Meyer prayed, “God bless me. God fill my pews. God send a revival to my church,” but still he was jealous and competitive toward Spurgeon and other pastors in London. Then he learned to overcome envy by praying for the success of his “big brother” pastors on his right and left. In time he found that his own church grew from the effects of Spurgeon’s powerful ministry!

Similarly, Jack Hayford, a pastor in Southern California in more recent times, has the same testimony of overcoming envy by praying for the success of other pastors. When his Church on the Way in Van Nuys was small and getting started there was a large church down the street called First Baptist. He prayed for God to bless and prosper that church. It ended up that Church on the Way grew so much that it used First Baptist’s old building for overflow.

Dallas Willard’s Example

Dallas Willard shared these two stories with me in an intensive class I took with him and other pastors in a monastery. They are examples of praying for the success of your “competitors.” A competitor is anyone you’re tempted to compare yourself to. You see their success or blessing and feel jealous or inferior and so to feel better about yourself you want to do better.

Dallas prayed for the books of his colleagues to be more successful than his books. When he wrote an article in a journal he praised the other articles in the journal as being better than his. When he spoke at a conference he prayed for other speakers to receive more attention than him.
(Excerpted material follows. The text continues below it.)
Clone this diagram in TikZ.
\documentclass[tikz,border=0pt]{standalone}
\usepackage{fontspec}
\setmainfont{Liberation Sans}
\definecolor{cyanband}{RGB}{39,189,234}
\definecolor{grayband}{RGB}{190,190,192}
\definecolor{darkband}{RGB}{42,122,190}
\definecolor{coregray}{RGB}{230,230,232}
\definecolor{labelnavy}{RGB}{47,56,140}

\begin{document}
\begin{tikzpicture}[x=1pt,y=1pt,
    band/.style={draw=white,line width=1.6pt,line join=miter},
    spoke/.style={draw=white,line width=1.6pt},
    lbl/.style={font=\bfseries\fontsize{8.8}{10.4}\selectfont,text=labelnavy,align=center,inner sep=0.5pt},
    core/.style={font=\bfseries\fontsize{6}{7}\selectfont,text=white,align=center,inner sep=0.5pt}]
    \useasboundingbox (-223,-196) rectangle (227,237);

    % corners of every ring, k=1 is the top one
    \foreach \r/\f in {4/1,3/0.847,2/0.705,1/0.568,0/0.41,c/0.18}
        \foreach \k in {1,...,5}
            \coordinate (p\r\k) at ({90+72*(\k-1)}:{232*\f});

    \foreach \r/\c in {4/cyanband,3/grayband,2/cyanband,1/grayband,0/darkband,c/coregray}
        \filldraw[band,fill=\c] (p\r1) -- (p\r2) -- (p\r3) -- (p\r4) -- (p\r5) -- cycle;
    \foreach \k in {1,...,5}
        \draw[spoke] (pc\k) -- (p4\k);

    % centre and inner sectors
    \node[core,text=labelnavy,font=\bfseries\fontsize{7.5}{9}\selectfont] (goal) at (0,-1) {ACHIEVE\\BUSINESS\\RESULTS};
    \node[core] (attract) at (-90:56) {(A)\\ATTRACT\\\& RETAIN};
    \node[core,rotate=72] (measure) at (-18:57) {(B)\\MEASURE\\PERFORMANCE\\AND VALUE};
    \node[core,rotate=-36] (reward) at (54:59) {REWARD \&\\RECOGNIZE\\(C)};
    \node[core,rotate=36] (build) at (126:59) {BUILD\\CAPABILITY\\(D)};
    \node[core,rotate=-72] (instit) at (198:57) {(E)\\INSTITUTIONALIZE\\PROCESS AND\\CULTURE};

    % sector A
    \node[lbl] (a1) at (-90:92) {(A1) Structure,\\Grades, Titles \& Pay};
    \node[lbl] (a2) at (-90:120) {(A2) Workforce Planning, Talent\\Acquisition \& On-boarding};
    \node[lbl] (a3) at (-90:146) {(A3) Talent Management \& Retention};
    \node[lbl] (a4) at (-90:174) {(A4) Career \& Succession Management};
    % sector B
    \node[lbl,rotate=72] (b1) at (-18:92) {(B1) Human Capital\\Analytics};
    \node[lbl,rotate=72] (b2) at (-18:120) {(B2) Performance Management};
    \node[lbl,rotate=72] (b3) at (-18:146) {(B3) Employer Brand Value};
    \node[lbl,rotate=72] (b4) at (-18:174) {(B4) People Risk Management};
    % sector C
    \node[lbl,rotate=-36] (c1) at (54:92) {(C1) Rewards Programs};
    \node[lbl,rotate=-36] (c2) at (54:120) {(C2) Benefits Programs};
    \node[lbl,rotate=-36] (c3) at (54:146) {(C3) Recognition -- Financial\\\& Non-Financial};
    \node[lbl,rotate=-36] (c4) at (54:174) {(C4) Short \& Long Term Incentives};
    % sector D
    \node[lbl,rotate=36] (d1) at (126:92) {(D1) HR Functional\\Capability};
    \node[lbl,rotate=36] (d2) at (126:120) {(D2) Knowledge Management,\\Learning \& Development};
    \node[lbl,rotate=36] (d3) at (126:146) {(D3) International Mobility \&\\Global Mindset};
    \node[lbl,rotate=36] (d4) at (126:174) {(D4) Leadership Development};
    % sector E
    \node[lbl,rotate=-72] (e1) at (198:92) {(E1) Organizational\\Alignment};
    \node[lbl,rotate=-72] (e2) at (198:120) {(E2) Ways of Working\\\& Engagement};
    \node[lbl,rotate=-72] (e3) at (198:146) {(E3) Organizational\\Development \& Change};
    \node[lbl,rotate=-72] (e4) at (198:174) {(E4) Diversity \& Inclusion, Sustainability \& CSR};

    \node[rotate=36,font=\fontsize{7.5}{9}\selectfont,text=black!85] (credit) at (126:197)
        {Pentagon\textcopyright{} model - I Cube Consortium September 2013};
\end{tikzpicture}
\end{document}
In an age of copyrighting he urged people, including me, to use his material freely without citing his name.

As with Jack Hayford, it seems that the more Dallas prayed for the ministry of others to be blessed the more God blessed his own ministry!
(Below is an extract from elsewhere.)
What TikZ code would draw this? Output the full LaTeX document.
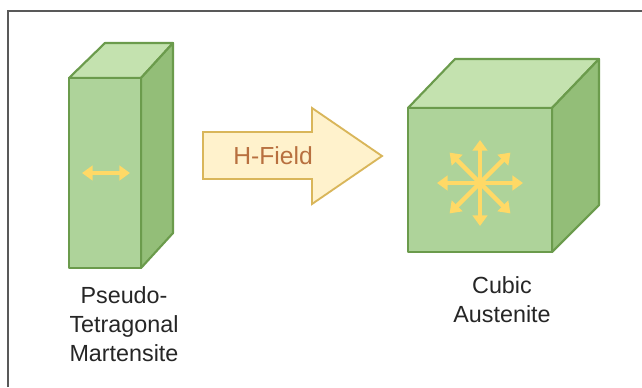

To pray for the success of your competitors is like praying for your enemies or blessing those that curse you (Luke 6:28; Romans 12:14). All of these are ways of practicing the discipline of service, which Dallas defines as, “Engaging ourselves for the good of others — with no regard to what our reward shall be. Servanthood is not a technique of leadership or a path to greatness. It is leadership. It is greatness.”

Service is love for neighbor and love for “enemies.” We serve others for Jesus’ sake.

In Christ’s Yoke of Humility

In my book Your Best Life In Jesus’ Easy Yoke I share how you can learn to become the kind of person who blesses your competitors. For instance, I tell a story of a time that I was seized with feelings of jealousy and fell to my knees to offer a Breath Prayer, “In Christ’s humility… Consider others better than yourself” (Philippians 2:3, par).